Tuning the π–π overlap and charge transport in single crystals of an organic semiconductor via solvation and polymorphism

Abstract

Polymorphism is a central phenomenon in materials science that often results in important differences of the electronic properties of organic crystals due to slight variations in intermolecular distances and positions. Although a large number of π-conjugated organic compounds can grow as polymorphs, it is necessary to have at disposal a series of several polymorphs of the same molecule to establish clear and predictive structure–property relationships. We report here on the occurrence of two solvates and three polymorphs in single crystalline form of the organic p-type semiconductor 2,2′,6,6′-tetraphenyldipyranylidene (DIPO). When grown from chlorobenzene or toluene, the DIPO crystals spontaneously capture solvent molecules to form two pseudopolymorphic 1 : 1 binary solvates. Independently, three solvent-free DIPO polymorphs are obtained either from the vapor phase or from acetonitrile and benzene.
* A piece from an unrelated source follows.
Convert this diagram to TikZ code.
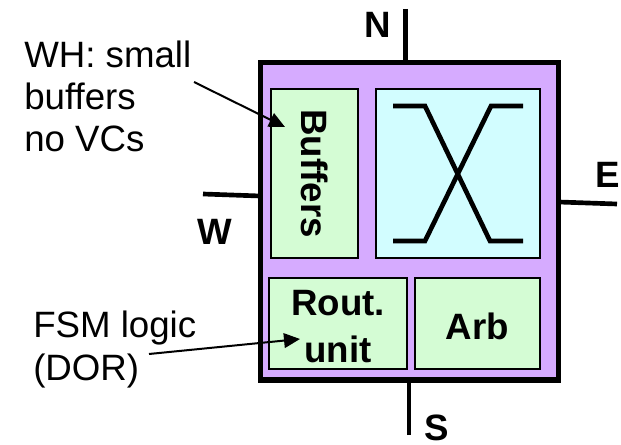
\documentclass[tikz,border=0pt]{standalone}
\usepackage{fontspec}
\setmainfont{Liberation Sans}
\usetikzlibrary{arrows.meta, positioning}
\definecolor{lPurple}{RGB}{214,171,255}
\definecolor{lGreen} {RGB}{212,252,212}
\definecolor{lCyan}  {RGB}{210,253,255}
\begin{document}
\begin{tikzpicture}[x=0.75pt, y=-0.75pt, font=\fontsize{27.5}{32}\selectfont,
    BOX/.style={draw, line width=1.6pt, fill=lGreen, inner sep=0pt, outer sep=0pt, align=center, font=\fontsize{27.5}{35}\selectfont\bfseries},
    WIRE/.style={line width=3.5pt},
    ARR/.style={-{Triangle[length=12pt,width=11pt]}, line width=1.5pt},
    DIR/.style={font=\fontsize{27.5}{32}\selectfont\bfseries, inner sep=0pt}]
    \useasboundingbox (0,0) rectangle (621,445);
    \node[draw, line width=3.8pt, fill=lPurple, minimum width=224pt, minimum height=238pt, inner sep=0pt, outer sep=0pt] (router) at (409.4,221.3) {};
    \node[BOX, rotate=-90, minimum width=126.5pt, minimum height=65.5pt] (buffers) at (314.5,173.5) {Buffers};
    \node[BOX, fill=lCyan, minimum width=123pt, minimum height=126.5pt] (xbar) at (458,173.5) {};
    \node[BOX, minimum width=103.5pt, minimum height=68.5pt] (rout) at (338,323.5) {\rule{0pt}{23.5pt}Rout.\\unit};
    \node[BOX, minimum width=94pt, minimum height=68.5pt, text height=24pt] (arb) at (477.5,323.5) {Arb};
    % crossbar
    \draw[WIRE] (393,106) -- (425,106) -- (490,241) -- (523,241);
    \draw[WIRE] (523,106) -- (491,106) -- (425,241) -- (393,241);
    % ports
    \coordinate (nEnd) at (405.7,9);
    \coordinate (eEnd) at (617,204);
    \coordinate (wEnd) at (203,194);
    \coordinate (sEnd) at (409,435);
    \draw[WIRE] (nEnd) -- (nEnd |- router.north);
    \draw[WIRE] (eEnd) -- (router.east |- 0,202);
    \draw[WIRE] (wEnd) -- (router.west |- 0,196);
    \draw[WIRE] (sEnd) -- (sEnd |- router.south);
    \node[DIR] (nLabel) at (378,25) {N};
    \node[DIR] (eLabel) at (608,175) {E};
    \node[DIR] (wLabel) at (215,232) {W};
    \node[DIR] (sLabel) at (437,428) {S};
    % notes
    \node[align=left, anchor=base west, inner sep=0pt, font=\fontsize{27.5}{31.5}\selectfont] (wh) at (24,152) {WH: small\\buffers\\no VCs};
    \node[align=left, anchor=base west, inner sep=0pt, font=\fontsize{27.5}{32}\selectfont] (fsm) at (33,380) {FSM logic\\(DOR)};
    \coordinate (whTip) at (285,127);
    \coordinate (fsmTip) at (300,339);
    \coordinate (whStart) at (194,82);
    \coordinate (fsmStart) at (149,354);
    \draw[ARR] (whStart) -- (whTip);
    \draw[ARR] (fsmStart) -- (fsmTip);
\end{tikzpicture}
\end{document}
Surprisingly, single crystal field-effect transistors (SC-FETs) reveal that the DIPO 1 : 1 binary solvate grown from chlorobenzene possesses a higher hole mobility (1.1 cm² V⁻¹ s⁻¹) than the three solvent-free polymorphs (0.02–0.64 cm² V⁻¹ s⁻¹). A refined crystallographic analysis combined with a theoretical transport model clearly shows that the higher mobility of the solvate results from an improved π–π overlap. Our observations demonstrate that solvation allows to tune the π–π overlap and transport properties of organic semiconductors by selecting appropriate solvents.